Washington Horror Blog

SEMI-FICTIONAL CHRONICLE of the EVIL THAT INFECTS WASHINGTON, D.C. To read Prologue and Character Guide, please see www.washingtonhorrorblog.com, updated 6/6//2017.

Thursday, April 17, 2008

Us and Them

Perry Winkle had never been inside a Catholic church in his entire life, so it seemed more than odd to be attending his first mass inside a baseball stadium. The Washington Post had eight press passes for the Papal mass, and Winkle had been surprised to be assigned one of them. He had already heard about ten different languages spoken, but the crowd had only cheered in English and Spanish. Winkle was thinking about the polygamous cult in Texas, and trying to figure out the difference between faith and brainwashing. There were over 40,000 people in the stands; Winkle surveyed the crowd, wondering how many of those people were evil. He already had a dozen up-close-and-personal interviews in the can for his upcoming "Metro" article about the worshippers, but somehow he could not put his finger on what this was all about--they all seeemd to have come for different reasons.

Several miles west, Ardua was aggravated that she still had not gotten a clear shot at the Pope, though several of her lackeys were still working on it. The starling report on the Pope's meeting with President Bush was inconclusive, but there would still be other opportunities, she hoped. She took some small comfort knowing that her Supreme Court justices had come through with a resounding endorsement of the death penalty this week. And then there was the federal budget analysis--what great news that was!

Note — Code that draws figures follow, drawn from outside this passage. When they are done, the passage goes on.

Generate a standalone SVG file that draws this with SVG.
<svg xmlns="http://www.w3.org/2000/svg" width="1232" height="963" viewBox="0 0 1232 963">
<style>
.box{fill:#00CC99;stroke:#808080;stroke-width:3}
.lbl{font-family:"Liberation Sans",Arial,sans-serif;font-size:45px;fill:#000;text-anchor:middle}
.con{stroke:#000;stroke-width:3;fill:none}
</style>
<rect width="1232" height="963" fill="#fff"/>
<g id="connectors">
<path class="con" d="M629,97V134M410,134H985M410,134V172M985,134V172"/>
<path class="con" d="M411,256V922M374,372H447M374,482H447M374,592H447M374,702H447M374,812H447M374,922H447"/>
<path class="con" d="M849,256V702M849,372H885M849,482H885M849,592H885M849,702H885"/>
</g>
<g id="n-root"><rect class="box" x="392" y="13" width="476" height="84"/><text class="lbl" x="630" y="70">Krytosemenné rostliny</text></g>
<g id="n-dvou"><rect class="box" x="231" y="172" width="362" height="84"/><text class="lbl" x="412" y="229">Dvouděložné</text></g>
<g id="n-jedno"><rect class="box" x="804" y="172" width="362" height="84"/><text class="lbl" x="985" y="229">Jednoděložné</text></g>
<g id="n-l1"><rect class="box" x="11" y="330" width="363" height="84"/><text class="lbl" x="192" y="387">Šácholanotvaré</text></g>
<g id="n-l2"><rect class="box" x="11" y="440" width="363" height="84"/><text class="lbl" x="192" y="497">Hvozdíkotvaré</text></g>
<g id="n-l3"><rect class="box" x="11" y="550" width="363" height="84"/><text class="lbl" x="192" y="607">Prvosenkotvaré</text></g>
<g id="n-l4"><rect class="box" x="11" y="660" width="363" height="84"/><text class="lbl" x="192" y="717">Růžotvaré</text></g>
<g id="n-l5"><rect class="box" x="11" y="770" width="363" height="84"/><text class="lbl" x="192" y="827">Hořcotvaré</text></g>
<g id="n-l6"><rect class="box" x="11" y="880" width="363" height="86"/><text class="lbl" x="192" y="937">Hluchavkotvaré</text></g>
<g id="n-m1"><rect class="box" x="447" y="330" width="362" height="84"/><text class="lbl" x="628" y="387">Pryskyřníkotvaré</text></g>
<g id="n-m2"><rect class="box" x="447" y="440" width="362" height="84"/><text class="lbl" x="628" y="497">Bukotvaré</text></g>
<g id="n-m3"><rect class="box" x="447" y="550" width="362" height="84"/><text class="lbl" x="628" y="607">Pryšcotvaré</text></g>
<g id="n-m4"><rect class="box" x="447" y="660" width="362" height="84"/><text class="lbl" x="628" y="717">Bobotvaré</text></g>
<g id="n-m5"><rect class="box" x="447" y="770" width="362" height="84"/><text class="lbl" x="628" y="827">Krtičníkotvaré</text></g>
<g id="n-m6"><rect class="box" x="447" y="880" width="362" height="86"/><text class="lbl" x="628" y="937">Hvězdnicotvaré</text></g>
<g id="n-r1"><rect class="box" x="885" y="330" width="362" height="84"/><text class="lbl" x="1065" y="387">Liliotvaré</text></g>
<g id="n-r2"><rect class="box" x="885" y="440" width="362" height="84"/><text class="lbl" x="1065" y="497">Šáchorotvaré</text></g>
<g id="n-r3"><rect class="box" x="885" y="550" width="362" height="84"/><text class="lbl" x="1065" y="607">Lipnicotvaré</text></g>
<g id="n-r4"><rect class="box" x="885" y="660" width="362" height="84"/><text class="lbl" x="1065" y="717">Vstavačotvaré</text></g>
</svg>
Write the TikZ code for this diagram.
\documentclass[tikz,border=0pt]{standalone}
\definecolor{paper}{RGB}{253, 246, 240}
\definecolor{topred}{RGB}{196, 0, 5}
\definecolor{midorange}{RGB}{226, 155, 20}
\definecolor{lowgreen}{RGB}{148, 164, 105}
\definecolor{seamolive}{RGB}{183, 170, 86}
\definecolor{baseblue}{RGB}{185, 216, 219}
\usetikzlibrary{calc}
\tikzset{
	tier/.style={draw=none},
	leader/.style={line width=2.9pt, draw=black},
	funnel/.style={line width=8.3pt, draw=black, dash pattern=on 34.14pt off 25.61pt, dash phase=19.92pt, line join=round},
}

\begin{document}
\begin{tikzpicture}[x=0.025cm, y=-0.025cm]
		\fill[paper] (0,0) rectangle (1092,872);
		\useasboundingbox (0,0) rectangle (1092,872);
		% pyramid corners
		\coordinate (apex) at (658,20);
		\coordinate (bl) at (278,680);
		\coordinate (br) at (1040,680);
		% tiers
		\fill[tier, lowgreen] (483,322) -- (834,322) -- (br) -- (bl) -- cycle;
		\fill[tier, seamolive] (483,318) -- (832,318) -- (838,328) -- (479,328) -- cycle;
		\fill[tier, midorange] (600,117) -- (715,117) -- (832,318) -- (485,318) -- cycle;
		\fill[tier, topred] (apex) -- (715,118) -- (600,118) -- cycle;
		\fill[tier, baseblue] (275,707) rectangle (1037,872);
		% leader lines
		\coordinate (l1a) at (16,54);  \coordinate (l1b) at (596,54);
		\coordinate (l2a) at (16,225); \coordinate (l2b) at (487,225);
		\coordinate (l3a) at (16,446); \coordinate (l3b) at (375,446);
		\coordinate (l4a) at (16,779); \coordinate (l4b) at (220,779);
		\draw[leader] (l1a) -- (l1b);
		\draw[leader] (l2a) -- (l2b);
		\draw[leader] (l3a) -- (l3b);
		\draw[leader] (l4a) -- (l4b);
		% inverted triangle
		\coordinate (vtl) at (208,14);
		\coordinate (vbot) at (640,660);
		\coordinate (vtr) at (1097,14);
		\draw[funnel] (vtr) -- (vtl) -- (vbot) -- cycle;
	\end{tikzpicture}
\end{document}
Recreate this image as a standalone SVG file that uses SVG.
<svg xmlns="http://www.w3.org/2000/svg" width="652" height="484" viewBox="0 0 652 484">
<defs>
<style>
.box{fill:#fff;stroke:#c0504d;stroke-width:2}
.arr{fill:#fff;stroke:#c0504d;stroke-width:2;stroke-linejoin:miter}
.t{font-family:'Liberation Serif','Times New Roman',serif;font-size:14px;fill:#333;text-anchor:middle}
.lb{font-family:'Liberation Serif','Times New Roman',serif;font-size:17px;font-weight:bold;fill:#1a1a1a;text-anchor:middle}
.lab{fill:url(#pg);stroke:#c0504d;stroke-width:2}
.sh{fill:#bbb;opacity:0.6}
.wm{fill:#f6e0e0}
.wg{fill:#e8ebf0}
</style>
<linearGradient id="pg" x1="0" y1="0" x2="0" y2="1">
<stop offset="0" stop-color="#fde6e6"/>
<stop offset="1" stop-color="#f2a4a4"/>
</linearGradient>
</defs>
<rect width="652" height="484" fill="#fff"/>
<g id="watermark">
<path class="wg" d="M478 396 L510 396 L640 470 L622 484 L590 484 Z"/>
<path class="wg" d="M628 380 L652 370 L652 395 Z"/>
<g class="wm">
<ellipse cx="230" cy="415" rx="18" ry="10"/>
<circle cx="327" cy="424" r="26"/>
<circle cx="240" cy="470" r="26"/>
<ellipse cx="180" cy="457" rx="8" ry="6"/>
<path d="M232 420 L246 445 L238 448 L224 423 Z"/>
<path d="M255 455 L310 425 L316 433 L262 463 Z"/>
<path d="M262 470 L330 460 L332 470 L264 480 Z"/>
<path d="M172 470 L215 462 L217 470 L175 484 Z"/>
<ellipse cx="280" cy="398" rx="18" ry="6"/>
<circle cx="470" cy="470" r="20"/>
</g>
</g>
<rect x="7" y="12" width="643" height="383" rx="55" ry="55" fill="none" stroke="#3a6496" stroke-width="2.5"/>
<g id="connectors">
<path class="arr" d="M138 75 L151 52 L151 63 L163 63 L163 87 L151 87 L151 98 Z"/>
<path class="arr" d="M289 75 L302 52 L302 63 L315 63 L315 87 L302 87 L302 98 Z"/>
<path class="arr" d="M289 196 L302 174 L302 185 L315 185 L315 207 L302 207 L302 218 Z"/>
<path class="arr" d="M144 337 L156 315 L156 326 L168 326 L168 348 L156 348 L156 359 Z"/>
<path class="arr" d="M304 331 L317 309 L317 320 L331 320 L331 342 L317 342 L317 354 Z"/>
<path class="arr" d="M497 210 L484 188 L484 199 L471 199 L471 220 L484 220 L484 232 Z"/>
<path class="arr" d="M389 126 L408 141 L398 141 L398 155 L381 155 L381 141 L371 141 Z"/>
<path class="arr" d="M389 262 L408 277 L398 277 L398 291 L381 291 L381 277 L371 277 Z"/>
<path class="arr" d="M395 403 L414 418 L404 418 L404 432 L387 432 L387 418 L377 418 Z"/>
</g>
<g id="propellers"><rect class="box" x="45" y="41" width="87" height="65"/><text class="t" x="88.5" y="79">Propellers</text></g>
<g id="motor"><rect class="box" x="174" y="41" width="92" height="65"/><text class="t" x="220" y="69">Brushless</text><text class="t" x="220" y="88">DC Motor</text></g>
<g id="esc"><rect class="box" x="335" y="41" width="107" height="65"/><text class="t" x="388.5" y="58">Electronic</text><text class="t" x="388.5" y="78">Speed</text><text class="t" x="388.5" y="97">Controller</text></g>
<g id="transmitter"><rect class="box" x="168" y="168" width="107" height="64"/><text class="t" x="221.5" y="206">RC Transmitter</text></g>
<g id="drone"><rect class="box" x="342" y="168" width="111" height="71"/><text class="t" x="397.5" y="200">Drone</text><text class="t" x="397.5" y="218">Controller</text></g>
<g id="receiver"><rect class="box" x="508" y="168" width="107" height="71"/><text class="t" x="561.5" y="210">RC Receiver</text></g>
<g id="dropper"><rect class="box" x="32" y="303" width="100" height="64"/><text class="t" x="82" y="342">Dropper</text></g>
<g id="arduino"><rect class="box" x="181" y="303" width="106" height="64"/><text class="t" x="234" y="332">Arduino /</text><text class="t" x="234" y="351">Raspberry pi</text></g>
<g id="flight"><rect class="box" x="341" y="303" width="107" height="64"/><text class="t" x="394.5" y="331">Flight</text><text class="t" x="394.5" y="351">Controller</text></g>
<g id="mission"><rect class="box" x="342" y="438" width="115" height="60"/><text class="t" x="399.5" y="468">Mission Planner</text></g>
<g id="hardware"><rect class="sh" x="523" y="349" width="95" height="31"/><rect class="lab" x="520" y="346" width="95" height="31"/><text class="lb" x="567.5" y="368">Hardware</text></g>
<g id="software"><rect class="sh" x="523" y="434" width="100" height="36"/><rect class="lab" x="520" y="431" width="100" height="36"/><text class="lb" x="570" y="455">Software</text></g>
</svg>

A couple of miles to the northeast, Liv Cigemeier was at her International Development Machine desk, examining the newly released federal budget analysis. $.42 of each dollar goes to military spending. She read it again. $.42 of each dollar goes to military spending. It was bad before the Iraq war, but now it was $2 billion per week just for Iraq alone. Almost half of her taxes--almost half of everybody's taxes--went to military spending. Everybody who wanted their taxes to go to a peaceful activity had to claw each other's eyes out to get their hands on any money at all. Their grant proposals had increased 200% since 2006 with scarcely a bump in their operating budget, their individual donations were down, their bookkeeper was constantly trolling the postings on Freecycle in a desperate attempt to reduce office expenses, and the president of IDM was frantic to win a large USAID contract--any large USAID contract. Everything Liv had studied in graduate school, all her research trips. her overseas work--none of it mattered anymore. International development was dead...or in a coma. A large peal of laughter interrupted her thoughts--it was Momzilla, telling another story about her gargantuan appetite on her way back from the downstairs coffeeshop. Liv turned back to the draft proposal on her computer screen.

A couple miles to the west, Condoleezza Rice was reading Foreign Service blogs discussing the State Department's recent announcement exhorting officers to serve in Iraq. More than a few bloggers had already declared that they had been "personally offended" that Rice had deemed herself "personally offended" the year before when Foreign Service officers had complained about being forced into a potential death sentence. She was tired of these whiny babies who felt a sense of entitlement to a glamorous jet-set life just because they had passed the Foreign Service Exam. Only one Foreign Service Officer had died in Iraq!!! What's the big deal??!! Sometimes she could not understand the cowardice of average people.

On the other side of the Potomac River, the top budget analyst at the Pentagon was reviewing the final budget memoranda from the Army, Navy, Air Force, and Marines. "We need more money!" "The enemy is everywhere!" "Our ports are vulnerable!" "Our silos are vulnerable!" "We're running out of time!" "The American way of life is in jeopardy!" "We need more intelligence!" The man exhaled deeply. His son had been killed a year ago in a college classroom by a mentally ill teenager with an assault rifle; if his son had graduated and finished ROTC, he would have been in Iraq or Afghanistan by now. Mental health services at the university had suffered budget cutbacks for three years in a row, but that was neither here nor there. The nation was at war. A mile away, the whine of helicopters signalled the start of the Pope's exit procession from the stadium, but the Pentagon's top budget analyst couldn't hear it because neither sound nor light could penetrate the rebuilt fortress walls around him.